На вопрос о жесткости, с улыбкой уточняет: «Я не жесткий, скорее, гневливый. Чего-то действительно уже с годами не прощаю… Не люблю бестактность, необоснованные претензии, глупость не по чину.
Не люблю выяснять отношения, потому что считаю: людей переделывать – дело бессмысленное».
Словом, очень он непростой, заковыристый, но при этом притягивающий зрителей какой-то невероятной магией. Предлагаю интервью Алексея Гуськова 2008 года.
КАРАТЕ И ПОЛНЫЙ ОТКАЗ ОТ АЛКОГОЛЯ
— Алексей, про вас рассказывают просто невероятные истории… Якобы вы подрались в театре на премьере.
— Была премьера спектакля по Чехову «Скрипка Ротшильда» в постановке Камы Гинкаса.

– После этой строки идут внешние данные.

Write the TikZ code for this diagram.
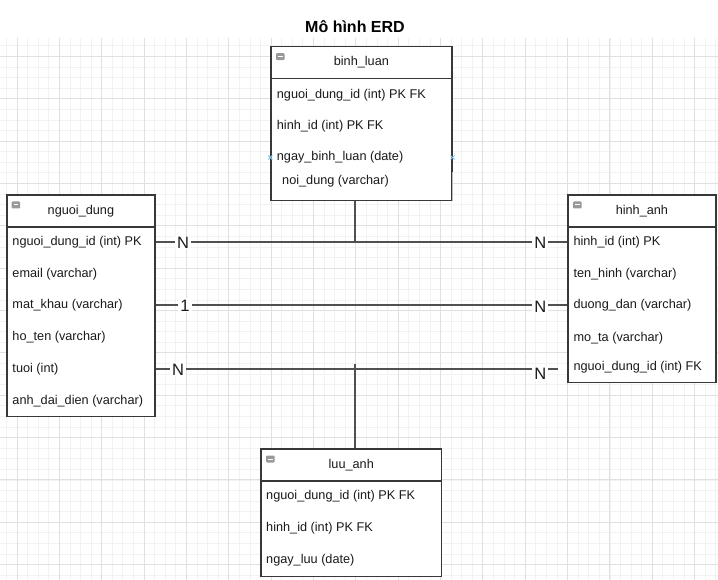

Сложная режиссура, на сцене Валера Баринов и Игорь Ясулович вводили зрителя в тончайшую систему координат.
И делали это блестяще – я смотрел, открыв рот, и как артист, понимал, насколько трудно моим коллегам и товарищам. И какая-то пьянь сидела в трех рядах от меня и громко комментировала происходящее.
А вокруг были одни женщины. Я встал и попытался это пьяное хамло по-тихому вывести из зала, а «оно» — под сто с лишним килограммов. А дальше я разнервничался совсем и применил… недозволенные приемы.

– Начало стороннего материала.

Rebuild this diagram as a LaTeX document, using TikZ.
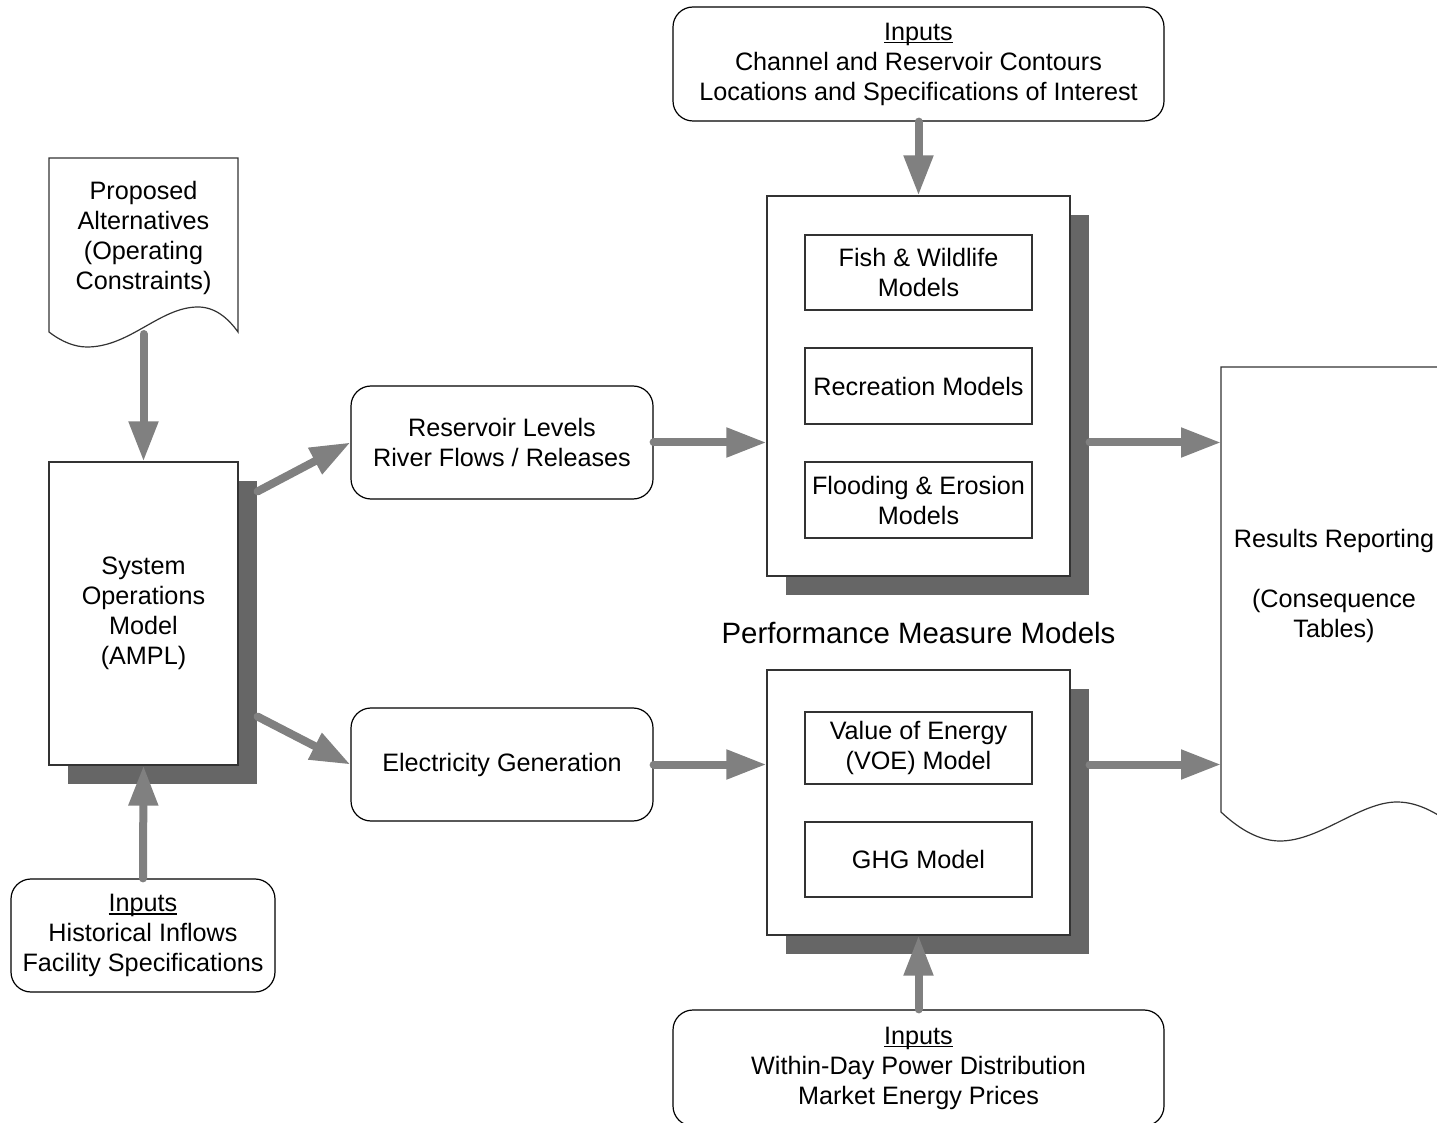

— Вы правда — владеете контактным карате? — Я раньше занимался — сбрасывал дурную энергию. Но уже давно в зал не хожу – там же спарринги, полный контакт! А в меня попадают и… больно (Смеется.)
Молодые, они жестокие — ставят тебя на место. Но форму поддерживаю. У меня же два сына и ничего лучше собственного примера не может быть. Из этой же серии мое расставание с алкоголем — полный отказ от возлияний! Даже дома не держим.
— С чем это связано? — С взрослением старшего сына. Признаюсь, мы нелегко пережили его так называемый переходный возраст. А как ему еще объяснишь, что такое хорошо, что такое плохо.
Только собственным примером! И — побольше общаться. Он ведь – «дитя перестройки», 1989 года рождения. А что он видел хорошего в пять лет?
Папу, который носился как угорелый, и даже молоко не мог купить – давал денежки на кассу, чтобы оставили, потому что очереди по сто человек?! И мама – рюкзачок на плечи и под два театра две коляски.
А потом недостаток родительского тепла так стал аукаться в 13 лет, что я испугался. Нет контакта! Мы с Лидой сразу остановили все съемки, бросили все и поехали все вместе в Ялту на целый месяц.
Я с ним обошел все дискотеки, переслушал весь рэп и сам разве что брейк-данс на голове не крутил. А потом потихонечку, в машине, я поставил ему мою любимую арию Бизе «Кармен».
Он аж застыл от изумления: «А что это?» Говорю: «Это меццо сопрано, сынок! Тоже ведь и такое бывает».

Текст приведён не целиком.